____ RAW DATA

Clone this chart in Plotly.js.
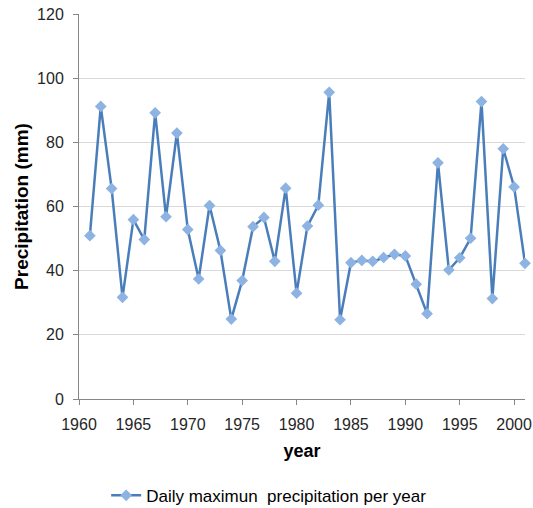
<!DOCTYPE html>
<html>
<head>
<meta charset="utf-8">
<script src="https://cdn.plot.ly/plotly-3.0.1.min.js"></script>
<style>
  html, body { margin: 0; padding: 0; background: #fff; }
  #chart { width: 533px; height: 508px; }
</style>
</head>
<body>
<div id="chart"></div>
<script>
// Annual maximum daily precipitation (mm), 1961–2001
const years = [
  1961, 1962, 1963, 1964, 1965, 1966, 1967, 1968, 1969, 1970,
  1971, 1972, 1973, 1974, 1975, 1976, 1977, 1978, 1979, 1980,
  1981, 1982, 1983, 1984, 1985, 1986, 1987, 1988, 1989, 1990,
  1991, 1992, 1993, 1994, 1995, 1996, 1997, 1998, 1999, 2000, 2001
];
const maxDailyPrecip = [
  50.9, 91.2, 65.6, 31.7, 55.9, 49.7, 89.2, 56.8, 82.9, 52.8,
  37.4, 60.3, 46.3, 24.9, 36.9, 53.7, 56.6, 42.9, 65.7, 33.0,
  53.9, 60.4, 95.6, 24.7, 42.5, 43.2, 42.9, 44.1, 45.1, 44.6,
  35.8, 26.6, 73.6, 40.2, 44.0, 50.1, 92.7, 31.3, 78.0, 66.1, 42.3
];
const seriesName = 'Daily maximun\u00a0 precipitation per year';
const xTitle = 'year';
const yTitle = 'Precipitation (mm)';

const trace = {
  x: years,
  y: maxDailyPrecip,
  type: 'scatter',
  mode: 'lines+markers',
  name: seriesName,
  cliponaxis: false,
  line: { color: '#4a7ebb', width: 2.5 },
  marker: { symbol: 'diamond', size: 9, color: '#8db3e2', line: { width: 0 } }
};

const axisFont = { family: 'Liberation Sans, Arial, sans-serif', size: 16, color: '#262626' };

const layout = {
  width: 533,
  height: 508,
  margin: { l: 79, r: 8, t: 14, b: 109 },
  paper_bgcolor: '#ffffff',
  plot_bgcolor: '#ffffff',
  showlegend: true,
  legend: {
    orientation: 'h',
    xref: 'container', yref: 'container',
    x: 0.505, xanchor: 'center',
    y: 0.024, yanchor: 'middle',
    font: { family: 'Liberation Sans, Arial, sans-serif', size: 17, color: '#000' }
  },
  xaxis: {
    range: [1960, 2001],
    tick0: 1960, dtick: 5,
    showgrid: false, zeroline: false,
    showline: true, linecolor: '#868686', linewidth: 1,
    ticks: 'outside', ticklen: 5, tickcolor: '#868686',
    ticklabelstandoff: 6,
    tickfont: axisFont,
    title: { text: xTitle, standoff: 12, font: { family: 'Liberation Sans, Arial, sans-serif', size: 18, color: '#000', weight: 'bold' } }
  },
  yaxis: {
    range: [0, 120],
    tick0: 0, dtick: 20,
    showgrid: true, gridcolor: '#d9d9d9', gridwidth: 1,
    zeroline: false,
    showline: true, linecolor: '#868686', linewidth: 1,
    ticks: 'outside', ticklen: 5, tickcolor: '#868686',
    ticklabelstandoff: 6,
    tickfont: axisFont,
    title: { text: yTitle, standoff: 3, font: { family: 'Liberation Sans, Arial, sans-serif', size: 19, color: '#000', weight: 'bold' } }
  }
};

Plotly.newPlot('chart', [trace], layout, { displayModeBar: false, staticPlot: true });
</script>
</body>
</html>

________

### EXERCISE TASK
Quote the data exactly, leaving every image out of the copy.

### EXERCISE RESPONSE
Clone this chart in Plotly.js.
<!DOCTYPE html>
<html>
<head>
<meta charset="utf-8">
<script src="https://cdn.plot.ly/plotly-3.0.1.min.js"></script>
<style>
  html, body { margin: 0; padding: 0; background: #fff; }
  #chart { width: 533px; height: 508px; }
</style>
</head>
<body>
<div id="chart"></div>
<script>
// Annual maximum daily precipitation (mm), 1961–2001
const years = [
  1961, 1962, 1963, 1964, 1965, 1966, 1967, 1968, 1969, 1970,
  1971, 1972, 1973, 1974, 1975, 1976, 1977, 1978, 1979, 1980,
  1981, 1982, 1983, 1984, 1985, 1986, 1987, 1988, 1989, 1990,
  1991, 1992, 1993, 1994, 1995, 1996, 1997, 1998, 1999, 2000, 2001
];
const maxDailyPrecip = [
  50.9, 91.2, 65.6, 31.7, 55.9, 49.7, 89.2, 56.8, 82.9, 52.8,
  37.4, 60.3, 46.3, 24.9, 36.9, 53.7, 56.6, 42.9, 65.7, 33.0,
  53.9, 60.4, 95.6, 24.7, 42.5, 43.2, 42.9, 44.1, 45.1, 44.6,
  35.8, 26.6, 73.6, 40.2, 44.0, 50.1, 92.7, 31.3, 78.0, 66.1, 42.3
];
const seriesName = 'Daily maximun\u00a0 precipitation per year';
const xTitle = 'year';
const yTitle = 'Precipitation (mm)';

const trace = {
  x: years,
  y: maxDailyPrecip,
  type: 'scatter',
  mode: 'lines+markers',
  name: seriesName,
  cliponaxis: false,
  line: { color: '#4a7ebb', width: 2.5 },
  marker: { symbol: 'diamond', size: 9, color: '#8db3e2', line: { width: 0 } }
};

const axisFont = { family: 'Liberation Sans, Arial, sans-serif', size: 16, color: '#262626' };

const layout = {
  width: 533,
  height: 508,
  margin: { l: 79, r: 8, t: 14, b: 109 },
  paper_bgcolor: '#ffffff',
  plot_bgcolor: '#ffffff',
  showlegend: true,
  legend: {
    orientation: 'h',
    xref: 'container', yref: 'container',
    x: 0.505, xanchor: 'center',
    y: 0.024, yanchor: 'middle',
    font: { family: 'Liberation Sans, Arial, sans-serif', size: 17, color: '#000' }
  },
  xaxis: {
    range: [1960, 2001],
    tick0: 1960, dtick: 5,
    showgrid: false, zeroline: false,
    showline: true, linecolor: '#868686', linewidth: 1,
    ticks: 'outside', ticklen: 5, tickcolor: '#868686',
    ticklabelstandoff: 6,
    tickfont: axisFont,
    title: { text: xTitle, standoff: 12, font: { family: 'Liberation Sans, Arial, sans-serif', size: 18, color: '#000', weight: 'bold' } }
  },
  yaxis: {
    range: [0, 120],
    tick0: 0, dtick: 20,
    showgrid: true, gridcolor: '#d9d9d9', gridwidth: 1,
    zeroline: false,
    showline: true, linecolor: '#868686', linewidth: 1,
    ticks: 'outside', ticklen: 5, tickcolor: '#868686',
    ticklabelstandoff: 6,
    tickfont: axisFont,
    title: { text: yTitle, standoff: 3, font: { family: 'Liberation Sans, Arial, sans-serif', size: 19, color: '#000', weight: 'bold' } }
  }
};

Plotly.newPlot('chart', [trace], layout, { displayModeBar: false, staticPlot: true });
</script>
</body>
</html>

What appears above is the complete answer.